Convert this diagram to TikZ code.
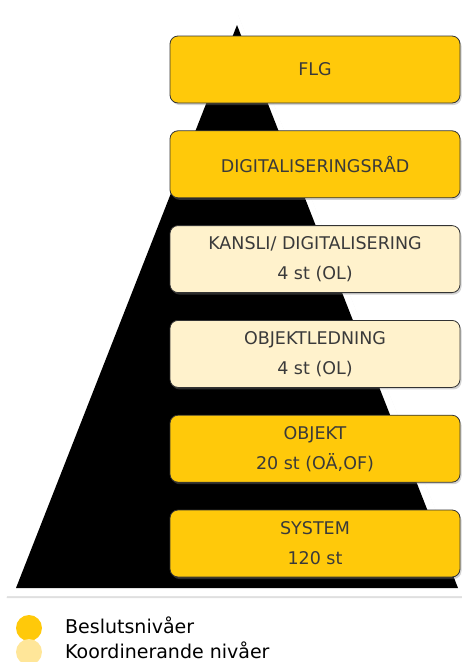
\documentclass[tikz,border=0pt]{standalone}
\usepackage{fontspec}
\setmainfont{DejaVu Sans}
\usetikzlibrary{positioning,shadows}

\definecolor{beslut}{HTML}{FFC90A}
\definecolor{koord}{HTML}{FFF2CC}
\definecolor{koordlegend}{HTML}{FFE699}
\definecolor{boxtext}{HTML}{3A3A3A}

\tikzset{
  level/.style={rectangle, draw=black!80, line width=0.8pt, rounded corners=8pt,
    minimum width=290pt, minimum height=67pt, align=center, text=boxtext,
    font=\fontsize{17.5}{30}\selectfont,
    drop shadow={opacity=0.35, shadow xshift=1.5pt, shadow yshift=-2pt}},
  beslutbox/.style={level, fill=beslut},
  koordbox/.style={level, fill=koord},
  legendtext/.style={anchor=base west, font=\fontsize{19}{19}\selectfont, inner sep=0pt}
}

\begin{document}
\begin{tikzpicture}[x=1pt, y=-1pt, node distance=27pt]
    \useasboundingbox (0,0) rectangle (462,662);

    % Pyramid with white outline
    \fill[white, drop shadow={opacity=0.25, shadow xshift=0.5pt, shadow yshift=-2pt}]
        (237,12) -- (470,596) -- (6,596) -- cycle;
    \fill[black] (237,25) -- (458,588) -- (16,588) -- cycle;

    % Decision levels and coordinating levels
    \node[beslutbox] (flg) at (315,69.5) {FLG};
    \node[beslutbox, below=of flg] (rad) {DIGITALISERINGSRÅD};
    \node[koordbox, below=of rad] (kansli) {KANSLI/ DIGITALISERING\\4 st (OL)};
    \node[koordbox, below=of kansli] (objled) {OBJEKTLEDNING\\4 st (OL)};
    \node[beslutbox, below=of objled] (objekt) {OBJEKT\\20 st (OÄ,OF)};
    \node[beslutbox, below=of objekt] (system) {SYSTEM\\120 st};

    % Legend
    \fill[beslut] (29,628) circle (13);
    \fill[koordlegend] (29,652) circle (13);
    \node[legendtext] (lbeslut) at (65,633) {Beslutsnivåer};
    \node[legendtext] (lkoord) at (65,658) {Koordinerande nivåer};
\end{tikzpicture}
\end{document}
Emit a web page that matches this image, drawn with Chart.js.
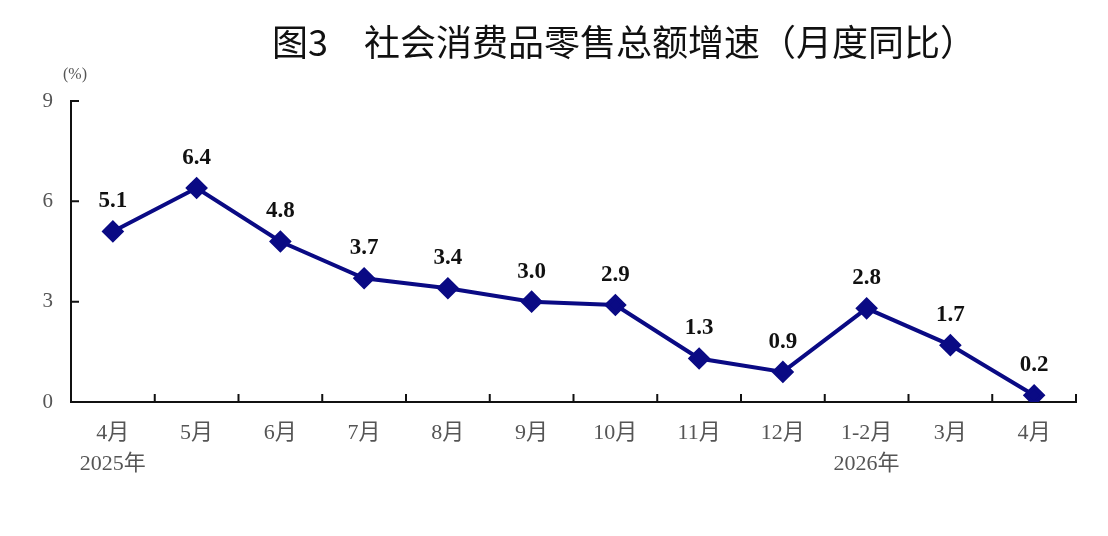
<!DOCTYPE html>
<html>
<head>
<meta charset="utf-8">
<script src="https://cdn.jsdelivr.net/npm/chart.js@4"></script>
<style>
  html, body { margin: 0; padding: 0; background: #fff; }
  #wrap { width: 1108px; height: 536px; }
</style>
</head>
<body>
<div id="wrap"><canvas id="retailChart" width="1108" height="536"></canvas></div>
<script>
// Data
const titleText = '图3　社会消费品零售总额增速（月度同比）';
const unitText = '(%)';
const categories = [['4月', '2025年'], '5月', '6月', '7月', '8月', '9月', '10月', '11月', '12月', ['1-2月', '2026年'], '3月', '4月'];
const growthValues = [5.1, 6.4, 4.8, 3.7, 3.4, 3.0, 2.9, 1.3, 0.9, 2.8, 1.7, 0.2];
const yTickValues = [0, 3, 6, 9];

const serif = '"Liberation Serif", "Times New Roman", "Noto Sans CJK SC", serif';
const lineColor = '#0a0a84';

// Title, unit label, inward tick marks and value labels
const decorPlugin = {
    id: 'decor',
    afterDraw(chart) {
        const ctx = chart.ctx;
        const x = chart.scales.x;
        const y = chart.scales.y;
        const area = chart.chartArea;
        ctx.save();

        // title
        ctx.fillStyle = '#111';
        ctx.font = '36px "Noto Sans CJK SC", sans-serif';
        ctx.textAlign = 'center';
        ctx.textBaseline = 'middle';
        ctx.fillText(titleText, 624, 42);

        // unit
        ctx.fillStyle = '#555';
        ctx.font = '16px ' + serif;
        ctx.fillText(unitText, 75, 75);

        // tick marks pointing into the plot
        ctx.strokeStyle = '#111';
        ctx.lineWidth = 2;
        ctx.beginPath();
        yTickValues.forEach(v => {
            if (v === 0) return;
            const py = y.getPixelForValue(v);
            ctx.moveTo(area.left, py);
            ctx.lineTo(area.left + 8, py);
        });
        for (let i = 1; i <= categories.length; i++) {
            const px = (x.getPixelForValue(i - 1) + (i < categories.length ? x.getPixelForValue(i) : 2 * x.getPixelForValue(i - 1) - x.getPixelForValue(i - 2))) / 2;
            ctx.moveTo(px, area.bottom);
            ctx.lineTo(px, area.bottom - 8);
        }
        ctx.stroke();

        // value labels
        const meta = chart.getDatasetMeta(0);
        ctx.fillStyle = '#111';
        ctx.font = 'bold 23px ' + serif;
        ctx.textAlign = 'center';
        ctx.textBaseline = 'middle';
        meta.data.forEach((pt, i) => {
            ctx.fillText(growthValues[i].toFixed(1), pt.x, pt.y - 30);
        });
        ctx.restore();
    }
};

const ctx = document.getElementById('retailChart').getContext('2d');
const retailChart = new Chart(ctx, {
    type: 'line',
    data: {
        labels: categories,
        datasets: [{
            data: growthValues,
            borderColor: lineColor,
            backgroundColor: lineColor,
            borderWidth: 4,
            pointStyle: 'rectRot',
            pointRadius: 8.5,
            pointHoverRadius: 8.5,
            tension: 0,
            fill: false
        }]
    },
    options: {
        responsive: false,
        animation: false,
        layout: { padding: { top: 101, right: 32, left: 0, bottom: 0 } },
        plugins: {
            legend: { display: false },
            tooltip: { enabled: false },
            title: { display: false }
        },
        scales: {
            x: {
                offset: true,
                grid: { display: false, drawTicks: false },
                border: { display: true, color: '#111', width: 2 },
                ticks: {
                    color: '#555',
                    font: { family: serif, size: 22, lineHeight: 1.4 },
                    padding: 16,
                    maxRotation: 0,
                    autoSkip: false
                },
                afterFit(scale) { scale.height = 134; }
            },
            y: {
                min: 0,
                max: 9,
                afterBuildTicks(scale) { scale.ticks = yTickValues.map(v => ({ value: v })); },
                grid: { display: false, drawTicks: false },
                border: { display: true, color: '#111', width: 2 },
                ticks: {
                    color: '#555',
                    font: { family: serif, size: 21 },
                    padding: 18
                },
                afterFit(scale) { scale.width = 71; }
            }
        }
    },
    plugins: [decorPlugin]
});
</script>
</body>
</html>
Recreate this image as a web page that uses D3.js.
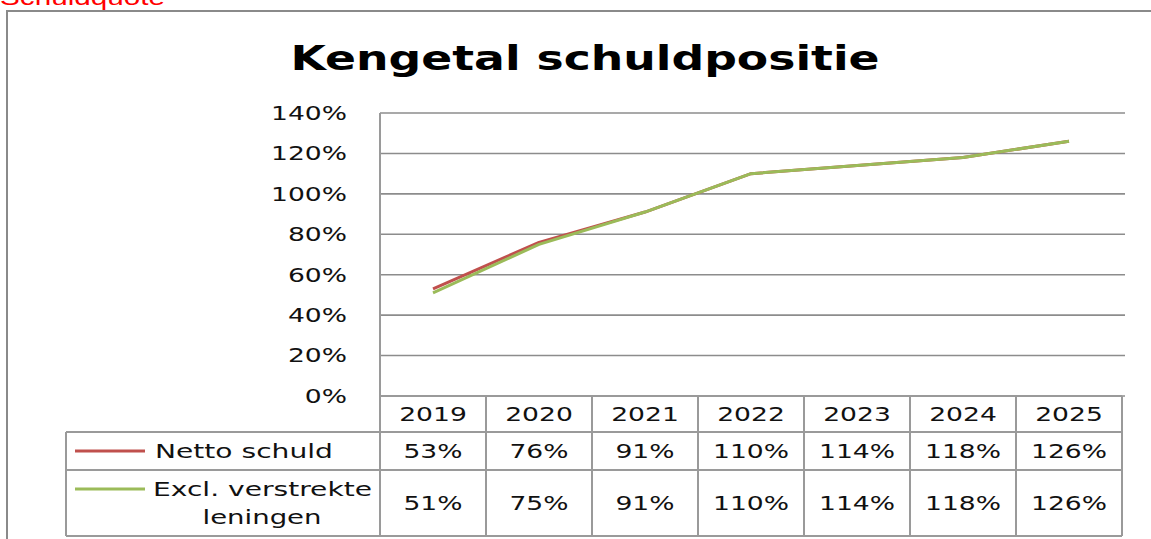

WORK INSTRUCTIONS:
Retype the whole listing, keeping every line identical and omitting all pictures.

TASK RESULT:
Convert this diagram to TikZ code.
\documentclass[tikz,border=0pt]{standalone}
\usepackage{fontspec}
\setmainfont{DejaVu Sans}
\usetikzlibrary{positioning,shadows}

\definecolor{beslut}{HTML}{FFC90A}
\definecolor{koord}{HTML}{FFF2CC}
\definecolor{koordlegend}{HTML}{FFE699}
\definecolor{boxtext}{HTML}{3A3A3A}

\tikzset{
  level/.style={rectangle, draw=black!80, line width=0.8pt, rounded corners=8pt,
    minimum width=290pt, minimum height=67pt, align=center, text=boxtext,
    font=\fontsize{17.5}{30}\selectfont,
    drop shadow={opacity=0.35, shadow xshift=1.5pt, shadow yshift=-2pt}},
  beslutbox/.style={level, fill=beslut},
  koordbox/.style={level, fill=koord},
  legendtext/.style={anchor=base west, font=\fontsize{19}{19}\selectfont, inner sep=0pt}
}

\begin{document}
\begin{tikzpicture}[x=1pt, y=-1pt, node distance=27pt]
    \useasboundingbox (0,0) rectangle (462,662);

    % Pyramid with white outline
    \fill[white, drop shadow={opacity=0.25, shadow xshift=0.5pt, shadow yshift=-2pt}]
        (237,12) -- (470,596) -- (6,596) -- cycle;
    \fill[black] (237,25) -- (458,588) -- (16,588) -- cycle;

    % Decision levels and coordinating levels
    \node[beslutbox] (flg) at (315,69.5) {FLG};
    \node[beslutbox, below=of flg] (rad) {DIGITALISERINGSRÅD};
    \node[koordbox, below=of rad] (kansli) {KANSLI/ DIGITALISERING\\4 st (OL)};
    \node[koordbox, below=of kansli] (objled) {OBJEKTLEDNING\\4 st (OL)};
    \node[beslutbox, below=of objled] (objekt) {OBJEKT\\20 st (OÄ,OF)};
    \node[beslutbox, below=of objekt] (system) {SYSTEM\\120 st};

    % Legend
    \fill[beslut] (29,628) circle (13);
    \fill[koordlegend] (29,652) circle (13);
    \node[legendtext] (lbeslut) at (65,633) {Beslutsnivåer};
    \node[legendtext] (lkoord) at (65,658) {Koordinerande nivåer};
\end{tikzpicture}
\end{document}
Emit a web page that matches this image, drawn with Chart.js.
<!DOCTYPE html>
<html>
<head>
<meta charset="utf-8">
<script src="https://cdn.jsdelivr.net/npm/chart.js@4"></script>
<style>
  html, body { margin: 0; padding: 0; background: #fff; }
  #wrap { width: 1108px; height: 536px; }
</style>
</head>
<body>
<div id="wrap"><canvas id="retailChart" width="1108" height="536"></canvas></div>
<script>
// Data
const titleText = '图3　社会消费品零售总额增速（月度同比）';
const unitText = '(%)';
const categories = [['4月', '2025年'], '5月', '6月', '7月', '8月', '9月', '10月', '11月', '12月', ['1-2月', '2026年'], '3月', '4月'];
const growthValues = [5.1, 6.4, 4.8, 3.7, 3.4, 3.0, 2.9, 1.3, 0.9, 2.8, 1.7, 0.2];
const yTickValues = [0, 3, 6, 9];

const serif = '"Liberation Serif", "Times New Roman", "Noto Sans CJK SC", serif';
const lineColor = '#0a0a84';

// Title, unit label, inward tick marks and value labels
const decorPlugin = {
    id: 'decor',
    afterDraw(chart) {
        const ctx = chart.ctx;
        const x = chart.scales.x;
        const y = chart.scales.y;
        const area = chart.chartArea;
        ctx.save();

        // title
        ctx.fillStyle = '#111';
        ctx.font = '36px "Noto Sans CJK SC", sans-serif';
        ctx.textAlign = 'center';
        ctx.textBaseline = 'middle';
        ctx.fillText(titleText, 624, 42);

        // unit
        ctx.fillStyle = '#555';
        ctx.font = '16px ' + serif;
        ctx.fillText(unitText, 75, 75);

        // tick marks pointing into the plot
        ctx.strokeStyle = '#111';
        ctx.lineWidth = 2;
        ctx.beginPath();
        yTickValues.forEach(v => {
            if (v === 0) return;
            const py = y.getPixelForValue(v);
            ctx.moveTo(area.left, py);
            ctx.lineTo(area.left + 8, py);
        });
        for (let i = 1; i <= categories.length; i++) {
            const px = (x.getPixelForValue(i - 1) + (i < categories.length ? x.getPixelForValue(i) : 2 * x.getPixelForValue(i - 1) - x.getPixelForValue(i - 2))) / 2;
            ctx.moveTo(px, area.bottom);
            ctx.lineTo(px, area.bottom - 8);
        }
        ctx.stroke();

        // value labels
        const meta = chart.getDatasetMeta(0);
        ctx.fillStyle = '#111';
        ctx.font = 'bold 23px ' + serif;
        ctx.textAlign = 'center';
        ctx.textBaseline = 'middle';
        meta.data.forEach((pt, i) => {
            ctx.fillText(growthValues[i].toFixed(1), pt.x, pt.y - 30);
        });
        ctx.restore();
    }
};

const ctx = document.getElementById('retailChart').getContext('2d');
const retailChart = new Chart(ctx, {
    type: 'line',
    data: {
        labels: categories,
        datasets: [{
            data: growthValues,
            borderColor: lineColor,
            backgroundColor: lineColor,
            borderWidth: 4,
            pointStyle: 'rectRot',
            pointRadius: 8.5,
            pointHoverRadius: 8.5,
            tension: 0,
            fill: false
        }]
    },
    options: {
        responsive: false,
        animation: false,
        layout: { padding: { top: 101, right: 32, left: 0, bottom: 0 } },
        plugins: {
            legend: { display: false },
            tooltip: { enabled: false },
            title: { display: false }
        },
        scales: {
            x: {
                offset: true,
                grid: { display: false, drawTicks: false },
                border: { display: true, color: '#111', width: 2 },
                ticks: {
                    color: '#555',
                    font: { family: serif, size: 22, lineHeight: 1.4 },
                    padding: 16,
                    maxRotation: 0,
                    autoSkip: false
                },
                afterFit(scale) { scale.height = 134; }
            },
            y: {
                min: 0,
                max: 9,
                afterBuildTicks(scale) { scale.ticks = yTickValues.map(v => ({ value: v })); },
                grid: { display: false, drawTicks: false },
                border: { display: true, color: '#111', width: 2 },
                ticks: {
                    color: '#555',
                    font: { family: serif, size: 21 },
                    padding: 18
                },
                afterFit(scale) { scale.width = 71; }
            }
        }
    },
    plugins: [decorPlugin]
});
</script>
</body>
</html>
Recreate this image as a web page that uses D3.js.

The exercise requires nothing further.